◆ Information supplied

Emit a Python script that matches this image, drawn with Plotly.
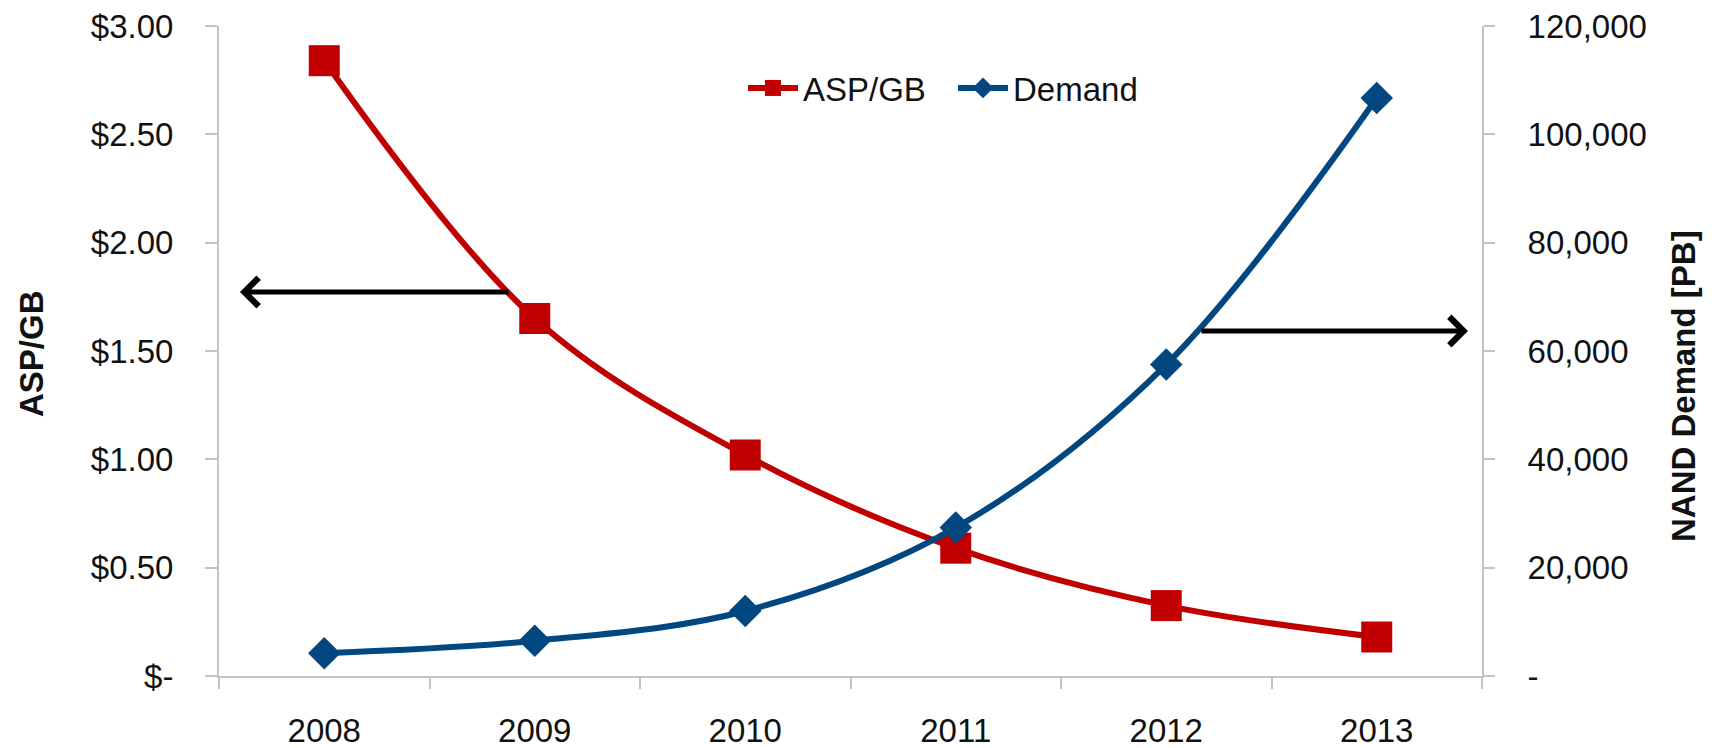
import plotly.graph_objects as go

years = ["2008", "2009", "2010", "2011", "2012", "2013"]
asp_per_gb = [2.84, 1.65, 1.02, 0.59, 0.325, 0.18]
demand_pb = [4200, 6500, 12000, 27400, 57500, 106700]

left_tickvals = [0, 0.5, 1.0, 1.5, 2.0, 2.5, 3.0]
left_ticktext = ["$-", "$0.50", "$1.00", "$1.50", "$2.00", "$2.50", "$3.00"]
right_tickvals = [0, 20000, 40000, 60000, 80000, 100000, 120000]
right_ticktext = ["-", "20,000", "40,000", "60,000", "80,000", "100,000", "120,000"]

RED = "#C00000"
BLUE = "#02477F"
AXIS = "#C4C4C4"
FONT = "Liberation Sans, Arial, sans-serif"

# page body has an 8px margin; figure coordinates = window coordinates - 8
W, H = 1709, 740
PL, PR, PT, PB = 211, 1474, 18, 668  # plot area in figure pixels
PW, PH = PR - PL, PB - PT


def px(xw):
    return (xw - 8 - PL) / PW


def py(yw):
    return (PB - (yw - 8)) / PH


fig = go.Figure()
fig.add_trace(go.Scatter(
    x=years, y=asp_per_gb, name="ASP/GB", mode="lines+markers",
    line=dict(color=RED, width=6, shape="spline", smoothing=1.0),
    marker=dict(symbol="square", size=31, color=RED),
    yaxis="y",
))
fig.add_trace(go.Scatter(
    x=years, y=demand_pb, name="Demand", mode="lines+markers",
    line=dict(color=BLUE, width=6, shape="spline", smoothing=1.0),
    marker=dict(symbol="diamond", size=25, color=BLUE),
    yaxis="y2",
))

fig.update_layout(
    width=W, height=H,
    margin=dict(l=PL, r=W - PR, t=PT, b=H - PB, autoexpand=False),
    paper_bgcolor="white", plot_bgcolor="white",
    font=dict(family=FONT, size=33, color="#111111"),
    showlegend=True,
    legend=dict(orientation="h", x=px(743), y=py(88), xanchor="left", yanchor="middle",
                font=dict(size=33), bgcolor="rgba(0,0,0,0)",
                itemwidth=50, entrywidth=145, entrywidthmode="pixels",
                traceorder="normal"),
    xaxis=dict(
        type="category", showline=True, linecolor=AXIS, linewidth=2,
        ticks="outside", tickson="boundaries", ticklen=11, tickcolor=AXIS, tickwidth=2,
        showgrid=False, zeroline=False, ticklabelstandoff=24, range=[-0.5, 5.5],
        automargin=False, ticklabeloverflow="allow",
    ),
    yaxis=dict(
        range=[0, 3.0], tickvals=left_tickvals, ticktext=left_ticktext,
        showline=True, linecolor=AXIS, linewidth=2,
        ticks="outside", ticklen=12, tickcolor=AXIS, tickwidth=2,
        showgrid=False, zeroline=False, ticklabelstandoff=25, automargin=False,
        ticklabeloverflow="allow",
    ),
    yaxis2=dict(
        range=[0, 120000], tickvals=right_tickvals, ticktext=right_ticktext,
        overlaying="y", side="right",
        showline=True, linecolor=AXIS, linewidth=2,
        ticks="outside", ticklen=11, tickcolor=AXIS, tickwidth=2,
        showgrid=False, zeroline=False, ticklabelstandoff=26, automargin=False,
        ticklabeloverflow="allow",
    ),
)

# axis titles
fig.add_annotation(text="<b>ASP/GB</b>", textangle=-90, xref="paper", yref="paper",
                   x=px(31), y=py(354), showarrow=False,
                   font=dict(size=33, family=FONT, color="#111111"),
                   xanchor="center", yanchor="middle")
fig.add_annotation(text="<b>NAND Demand [PB]</b>", textangle=-90, xref="paper", yref="paper",
                   x=px(1683), y=py(386), showarrow=False,
                   font=dict(size=33, family=FONT, color="#111111"),
                   xanchor="center", yanchor="middle")

# arrows pointing to each axis
fig.add_annotation(xref="paper", yref="paper", x=px(240), y=py(292),
                   ax=270, ay=0, text="", showarrow=True, arrowhead=4, arrowsize=1.1,
                   arrowwidth=5, arrowcolor="black")
fig.add_annotation(xref="paper", yref="paper", x=px(1468), y=py(331),
                   ax=-268, ay=0, text="", showarrow=True, arrowhead=4, arrowsize=1.1,
                   arrowwidth=5, arrowcolor="black")

fig.write_html("out.html")
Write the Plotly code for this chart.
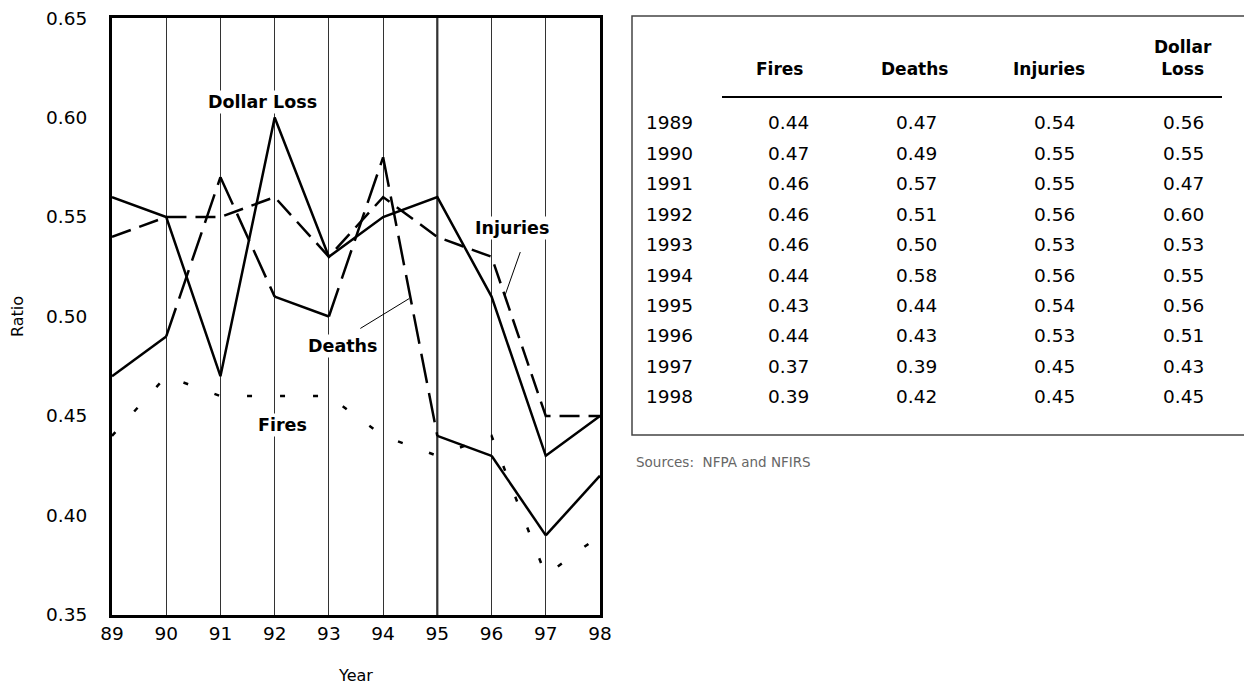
import plotly.graph_objects as go

years = [89, 90, 91, 92, 93, 94, 95, 96, 97, 98]
year_labels = ['1989', '1990', '1991', '1992', '1993', '1994', '1995', '1996', '1997', '1998']
fires = [0.44, 0.47, 0.46, 0.46, 0.46, 0.44, 0.43, 0.44, 0.37, 0.39]
deaths = [0.47, 0.49, 0.57, 0.51, 0.50, 0.58, 0.44, 0.43, 0.39, 0.42]
injuries = [0.54, 0.55, 0.55, 0.56, 0.53, 0.56, 0.54, 0.53, 0.45, 0.45]
dollar_loss = [0.56, 0.55, 0.47, 0.60, 0.53, 0.55, 0.56, 0.51, 0.43, 0.45]
y_ticks = [0.35, 0.40, 0.45, 0.50, 0.55, 0.60, 0.65]

FONT = 'DejaVu Sans'
OFF = 8                      # page body margin
W, H = 1252 - OFF, 685 - OFF
L, R, T, B = 112, 600, 18, 615  # plot area in screen pixels

LONG = '30px,10px'
# the original draws the deaths line partly solid, partly long-dashed
deaths_dash = ['solid', LONG, LONG, 'solid', LONG, LONG, 'solid', 'solid', 'solid']


def px(x):
    return (x - L) / (R - L)


def py(y):
    return (B - y) / (B - T)


fig = go.Figure()


def add_line(xs, ys, dash):
    fig.add_trace(go.Scatter(x=xs, y=ys, mode='lines',
                             line=dict(color='black', width=2.5, dash=dash),
                             showlegend=False, hoverinfo='skip'))


add_line(years, fires, '5px,28px')
for i, d in enumerate(deaths_dash):
    add_line(years[i:i + 2], deaths[i:i + 2], d)
add_line(years, injuries, '20px,9px')
add_line(years, dollar_loss, 'solid')

# the 1995 gridline is drawn heavier in the original
fig.add_vline(x=years[6], line=dict(color='black', width=2), layer='below')

# labels on the chart
labels = [('Dollar Loss', 91.77, 0.608), ('Injuries', 96.38, 0.5445),
          ('Deaths', 93.26, 0.485), ('Fires', 92.14, 0.4455)]
for txt, x, y in labels:
    fig.add_annotation(x=x, y=y, text='<b>%s</b>' % txt, showarrow=False,
                       xanchor='center', yanchor='middle',
                       bgcolor='white', borderpad=1,
                       font=dict(family=FONT, size=17.5, color='black'))

# pointer lines
fig.add_shape(type='line', x0=93.58, y0=0.4940, x1=94.48, y1=0.5090,
              line=dict(color='black', width=1))
fig.add_shape(type='line', x0=96.53, y0=0.5324, x1=96.25, y1=0.5108,
              line=dict(color='black', width=1))

fig.update_xaxes(range=[89, 98], tickvals=years, ticktext=[str(y) for y in years],
                 showgrid=True, gridcolor='#333', gridwidth=1,
                 showline=True, linecolor='black', linewidth=3, mirror=True,
                 ticks='', automargin=False, ticklabeloverflow='allow',
                 tickfont=dict(family=FONT, size=18.5, color='black'),
                 title=dict(text='Year', font=dict(family=FONT, size=16, color='black'), standoff=28),
                 zeroline=False)
fig.update_yaxes(range=[0.35, 0.65001], tickvals=y_ticks, ticktext=['%.2f' % v for v in y_ticks],
                 showgrid=False, showline=True, linecolor='black', linewidth=3, mirror=True,
                 ticks='', automargin=False, ticklabelstandoff=18, ticklabeloverflow='allow',
                 tickfont=dict(family=FONT, size=18.5, color='black'),
                 title=dict(text='Ratio', font=dict(family=FONT, size=16, color='black'), standoff=22),
                 zeroline=False)

# table box and header rule
fig.add_shape(type='rect', xref='paper', yref='paper',
              x0=px(632), x1=px(1247), y0=py(435), y1=py(16),
              line=dict(color='#444', width=1.5))
fig.add_shape(type='line', xref='paper', yref='paper',
              x0=px(722), x1=px(1222), y0=py(97), y1=py(97),
              line=dict(color='black', width=2))

head_x = [779, 914, 1049, 1183]
col_x = [788, 916, 1054, 1183]
headers = ['Fires', 'Deaths', 'Injuries', 'Dollar<br>Loss']
for cx, h in zip(head_x, headers):
    fig.add_annotation(xref='paper', yref='paper', x=px(cx), y=py(81),
                       text='<b>%s</b>' % h, showarrow=False,
                       xanchor='center', yanchor='bottom',
                       font=dict(family=FONT, size=17, color='black'))

columns = [fires, deaths, injuries, dollar_loss]
for i, yl in enumerate(year_labels):
    ry = 123 + i * 30.4
    fig.add_annotation(xref='paper', yref='paper', x=px(644), y=py(ry), text=yl,
                       showarrow=False, xanchor='left', yanchor='middle',
                       font=dict(family=FONT, size=18.5, color='black'))
    for cx, col in zip(col_x, columns):
        fig.add_annotation(xref='paper', yref='paper', x=px(cx), y=py(ry),
                           text='%.2f' % col[i], showarrow=False,
                           xanchor='center', yanchor='middle',
                           font=dict(family=FONT, size=18.5, color='black'))

fig.add_annotation(xref='paper', yref='paper', x=px(634), y=py(462),
                   text='Sources:&nbsp;&nbsp;NFPA and NFIRS', showarrow=False,
                   xanchor='left', yanchor='middle',
                   font=dict(family=FONT, size=13.5, color='#666'))

fig.update_layout(width=W, height=H, plot_bgcolor='white', paper_bgcolor='white',
                  margin=dict(l=L - OFF, r=W - (R - OFF), t=T - OFF, b=H - (B - OFF)),
                  autosize=False)

fig.write_html('out.html')
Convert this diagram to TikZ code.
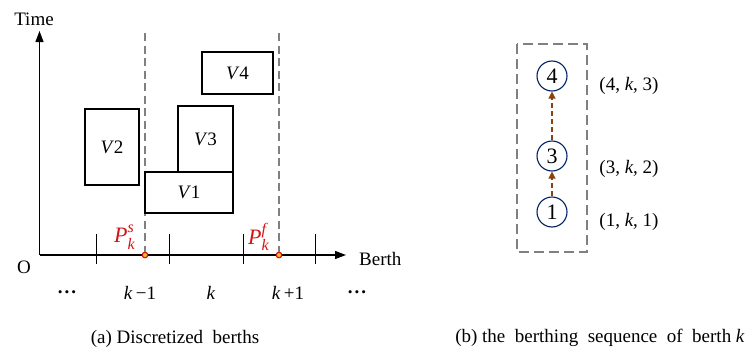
\documentclass[tikz,border=0pt]{standalone}
\usepackage{amsmath}
\usepackage{fontspec}
\setmainfont{Liberation Serif}
\usetikzlibrary{arrows.meta}
\definecolor{dashgray}{RGB}{128,128,128}
\definecolor{navy}{RGB}{0,32,96}
\definecolor{brownarrow}{RGB}{140,65,15}
\definecolor{pred}{RGB}{210,20,20}
\definecolor{dotfill}{RGB}{255,190,40}
\begin{document}
\begin{tikzpicture}[x=1pt,y=-1pt,
  every node/.style={font=\fontsize{19}{22}\selectfont, inner sep=0pt},
  axis/.style={line width=1.3pt, -{Triangle[width=8pt,length=11pt]}},
  tick/.style={line width=0.8pt},
  vbox/.style={draw, line width=2pt},
  guide/.style={draw=dashgray, line width=1.6pt, dash pattern=on 8pt off 4.5pt},
  seqbox/.style={draw=dashgray, line width=1.6pt, dash pattern=on 10pt off 5pt},
  stop/.style={circle, draw=navy, line width=1.1pt, minimum size=30pt, font=\fontsize{22}{24}\selectfont},
  seqarrow/.style={draw=brownarrow, line width=1.2pt, dash pattern=on 5pt off 3pt, -{Triangle[width=7pt,length=7pt,fill=brownarrow]}},
  pt/.style={circle, draw=pred, fill=dotfill, line width=1.2pt, minimum size=5.5pt},
  plabel/.style={text=pred, font=\fontsize{22}{24}\selectfont},
  dots/.style={font=\fontsize{19}{22}\selectfont\bfseries},
]
\useasboundingbox (0,0) rectangle (753,351);

% axes
\coordinate (origin) at (39.5,255);
\coordinate (ytop) at (39.5,31);
\coordinate (xend) at (346,255);
\draw[axis] (origin) -- (ytop);
\draw[axis] (origin) -- (xend);
\node (time) at (34,19) {Time};
\node (O) at (24,267) {O};
\node[anchor=west] (berth) at (359,259) {Berth};

% ticks
\foreach \i/\xx in {t1/96,t2/169,t3/243,t4/315}{
  \coordinate (\i a) at (\xx,234);
  \coordinate (\i b) at (\xx,264);
  \draw[tick] (\i a) -- (\i b);
}

% dashed guides
\coordinate (g1top) at (145,33);
\coordinate (g2top) at (279,33);
\node[pt] (ps) at (145,255) {};
\node[pt] (pf) at (279,255) {};
\draw[guide] (g1top) -- (ps);
\draw[guide] (g2top) -- (pf);

% vessel boxes
\node[vbox, minimum width=54pt, minimum height=76pt] (V2) at (112,147) {\textit{V}2};
\node[vbox, minimum width=55pt, minimum height=66pt] (V3) at (205.5,139) {\textit{V}3};
\node[vbox, minimum width=88pt, minimum height=41pt] (V1) at (189,192.5) {\textit{V}1};
\node[vbox, minimum width=71pt, minimum height=42pt] (V4) at (237.5,73) {\textit{V}4};

% P labels
\node[plabel] (Pks) at (124,237) {\textit{P}\raisebox{-0.3em}{\makebox[0pt][l]{\fontsize{16}{18}\selectfont\textit{k}}}\raisebox{0.45em}{\fontsize{16}{18}\selectfont\textit{s}}};
\node[plabel] (Pkf) at (258,237) {\textit{P}\raisebox{-0.3em}{\makebox[0pt][l]{\fontsize{16}{18}\selectfont\textit{k}}}\raisebox{0.45em}{\fontsize{16}{18}\selectfont\textit{f}}};

% berth labels
\node[dots] (dots1) at (67,292) {.\hspace{2pt}.\hspace{2pt}.};
\node (km1) at (140,293) {\textit{k}\,−1};
\node (kk) at (211,293) {\textit{k}};
\node (kp1) at (288,293) {\textit{k}\,+1};
\node[dots] (dots2) at (357,292) {.\hspace{2pt}.\hspace{2pt}.};

\node (capa) at (175,339) {(a) Discretized\enspace berths};

% right panel
\draw[seqbox] (517,44) rectangle (587,252);
\node[stop] (s4) at (552,76) {4};
\node[stop] (s3) at (552,156) {3};
\node[stop] (s1) at (552,212) {1};
\draw[seqarrow] (s1) -- (s3);
\draw[seqarrow] (s3) -- (s4);
\node (l4) at (629,86) {(4, \textit{k}, 3)};
\node (l3) at (629,169) {(3, \textit{k}, 2)};
\node (l1) at (629,222) {(1, \textit{k}, 1)};

\node (capb) at (600,338) {(b) the\enspace berthing\enspace sequence\enspace of\enspace berth \textit{k}};
\end{tikzpicture}
\end{document}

◆ Requirements
Gather up every line from the listing above in which the word "drawn" occurs.

◆ Reply
Emit a Python script that matches this image, drawn with Plotly.
# the 1995 gridline is drawn heavier in the original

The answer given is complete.